Suu Kyi bows during an event marking the anniversary of Martyrs’ Day at the Martyrs’ Mausoleum in Yangon. Inset: People hold General Aung San’s portrait while waiting to pay their respects during an event marking the anniversary of Martyrs’ Day outside the Martyrs’
Mausoleum.


AFP/Yangon

Myanmar’s Aung San Suu Kyi invoked the memory of her assassinated father yesterday, describing upcoming elections as an opportunity to continue his legacy and bring real change to the former junta-ruled nation.
The November 8 poll will be the first general election in a quarter of a century to be contested by her National League for Democracy (NLD), which is expected to make huge gains at the ballot box if the vote is free and fair.
The democracy icon’s position as foremost opposition leader stems both from her years of dogged defiance under house arrest and her status as daughter of independence hero Aung San.
Known affectionately as “Bogyoke” (General), Aung San led Myanmar’s battle for independence from Britain.
However, he was gunned down by local rivals alongside eight other independence leaders in July 1947, months before his dream was finally realised.
“The NLD believes that we have a responsibility to the martyrs who were killed before they finished their duty to achieve independence. NLD has been formed to fulfil that duty,” she said in a speech to supporters at her Yangon party headquarters marking the 68th anniversary of her father’s assassination.
“This country will only be developed if it’s really changed,” she added.

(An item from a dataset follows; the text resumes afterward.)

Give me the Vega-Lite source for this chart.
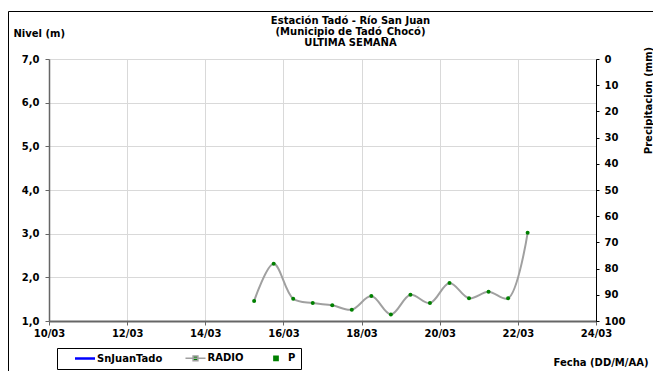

While Myanmar went on to achieve full independence, it languished for decades under a brutal, isolationist and paranoid junta which crushed opposition and locked up Suu Kyi for the best part of two decades.

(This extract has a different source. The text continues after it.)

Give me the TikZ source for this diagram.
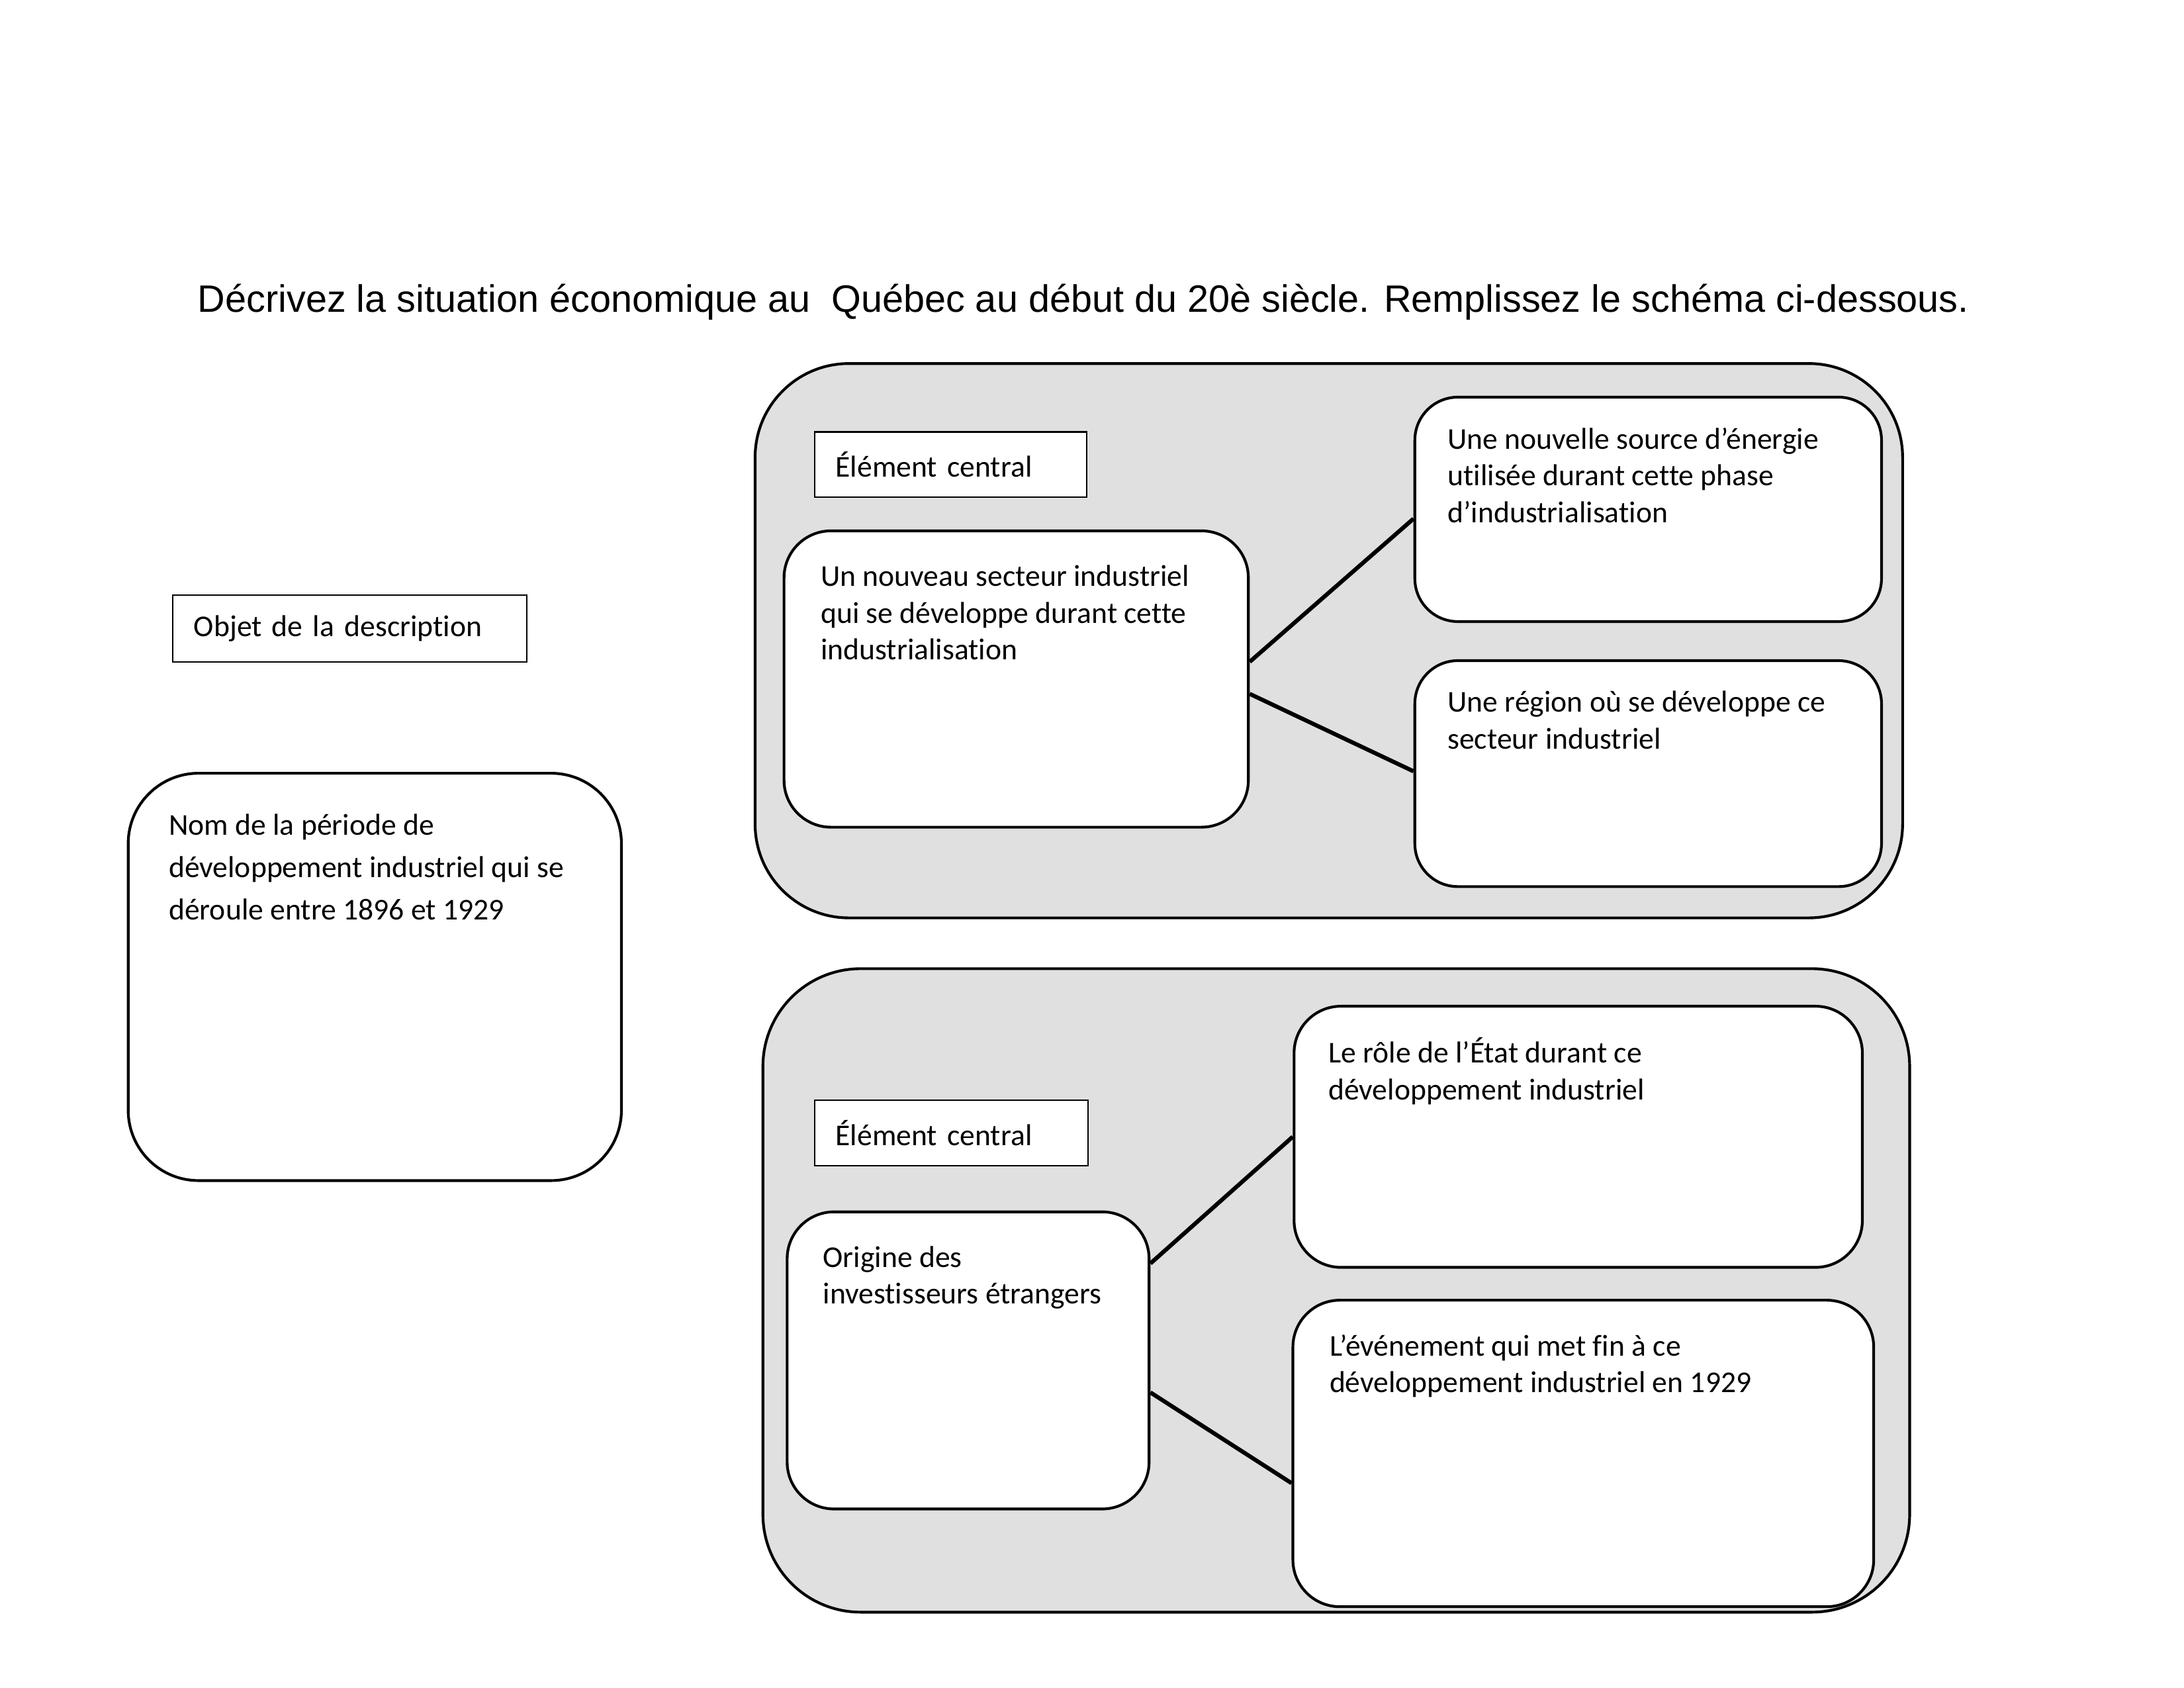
\documentclass[tikz,border=0pt]{standalone}
\usepackage{fontspec}
\setmainfont{Carlito}[Ligatures=NoCommon]
\newfontfamily\titlefont{Liberation Sans}
\usetikzlibrary{positioning}

\begin{document}
\begin{tikzpicture}[
    panel/.style={draw,line width=1pt,fill=black!12,rounded corners=1.2cm},
    ebox/.style={draw,line width=1pt,fill=white,rounded corners=0.6cm,inner sep=0pt},
    tag/.style={draw,line width=0.5pt,fill=white,align=left,inner xsep=0.27cm,
      font=\fontsize{11pt}{13.4pt}\selectfont},
    btext/.style={inner sep=0pt,align=left,font=\fontsize{11pt}{13.4pt}\selectfont},
    link/.style={line width=1.5pt}]
  \useasboundingbox (0,0) rectangle (27.94,21.59);

  \node[font=\titlefont\fontsize{13.88pt}{17pt}\selectfont,anchor=base] (titre) at (13.86,17.60)
    {Décrivez la situation économique au~ Québec au début du 20è siècle. Remplissez le schéma ci-dessous.};

  \node[tag,text width=3.99cm,minimum height=0.86cm] (objet) at (4.475,13.55) {Objet de la description};
  \node[ebox,rounded corners=0.9cm,minimum width=6.31cm,minimum height=5.21cm] (periode) at (4.795,9.095) {};
  \node[btext,font=\fontsize{11pt}{15.5pt}\selectfont,below right=0.53cm and 0.53cm of periode.north west] (periode-txt)
    {Nom de la période de\\développement industriel qui se\\déroule entre 1896 et 1929};

  \draw[panel] (9.66,9.85) rectangle (24.34,16.94);
  \node[tag,text width=2.94cm,minimum height=0.83cm] (central-a) at (12.16,15.65) {Élément central};
  \node[ebox,minimum width=5.94cm,minimum height=3.79cm] (secteur) at (13.00,12.905) {};
  \node[btext,below right=0.45cm and 0.48cm of secteur.north west] (secteur-txt)
    {Un nouveau secteur industriel\\qui se développe durant cette\\industrialisation};
  \node[ebox,rounded corners=0.55cm,minimum width=5.97cm,minimum height=2.87cm] (energie) at (21.085,15.075) {};
  \node[btext,below right=0.40cm and 0.43cm of energie.north west] (energie-txt)
    {Une nouvelle source d’énergie\\utilisée durant cette phase\\d’industrialisation};
  \node[ebox,rounded corners=0.55cm,minimum width=5.97cm,minimum height=2.89cm] (region) at (21.085,11.695) {};
  \node[btext,below right=0.40cm and 0.43cm of region.north west] (region-txt)
    {Une région où se développe ce\\secteur industriel};
  \draw[link] ([yshift=0.22cm]secteur.east) -- ([yshift=-0.12cm]energie.west);
  \draw[link] ([yshift=-0.19cm]secteur.east) -- ([yshift=0.03cm]region.west);

  \draw[panel,rounded corners=1.25cm] (9.76,0.97) rectangle (24.43,9.20);
  \node[tag,text width=2.96cm,minimum height=0.84cm] (central-b) at (12.17,7.10) {Élément central};
  \node[ebox,minimum width=4.63cm,minimum height=3.80cm] (origine) at (12.385,4.19) {};
  \node[btext,below right=0.45cm and 0.47cm of origine.north west] (origine-txt)
    {Origine des\\investisseurs étrangers};
  \node[ebox,minimum width=7.27cm,minimum height=3.34cm] (role) at (20.19,7.05) {};
  \node[btext,below right=0.41cm and 0.45cm of role.north west] (role-txt)
    {Le rôle de l’État durant ce\\développement industriel};
  \node[ebox,minimum width=7.43cm,minimum height=3.92cm] (evenement) at (20.255,3.0) {};
  \node[btext,below right=0.45cm and 0.48cm of evenement.north west] (evenement-txt)
    {L’événement qui met fin à ce\\développement industriel en 1929};
  \draw[link] ([yshift=1.24cm]origine.east) -- (role.west);
  \draw[link] ([yshift=-0.41cm]origine.east) -- ([yshift=-0.38cm]evenement.west);
\end{tikzpicture}
\end{document}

The Nobel Peace Prize laureate was finally released from house arrest in 2010 and a year later the military handed power to a quasi-reformist government, prompting the lifting of most Western sanctions and promises of a return to full democracy.
For Myanmar’s roughly 30mn voters, the election is a rare opportunity to cast their votes and it will give the international community a chance to judge the country’s democratic progress.
The NLD won national polls in 1990 by a landslide, while Suu Kyi was under house arrest, but the military prevented it from taking power.
This year’s election will be the first time the party has tested its popularity at the ballot box since then.
NLD patron Tin Oo announced yesterday that the party had adopted the motto: “Vote for the NLD for real change.”
Suu Kyi delivered a similar message, portraying her party as the only entity that could offer a genuine break from the past.
“When asked if we want power, we have clearly said we want it,” she said. “According to democratic politics we are best able to serve the people only if we have official power.”
However well her party fares, Suu Kyi has little chance of taking the country’s top post.
A clause in the current constitution bars those with a foreign spouse or children from becoming president.
Suu Kyi’s sons are British, as was her late husband.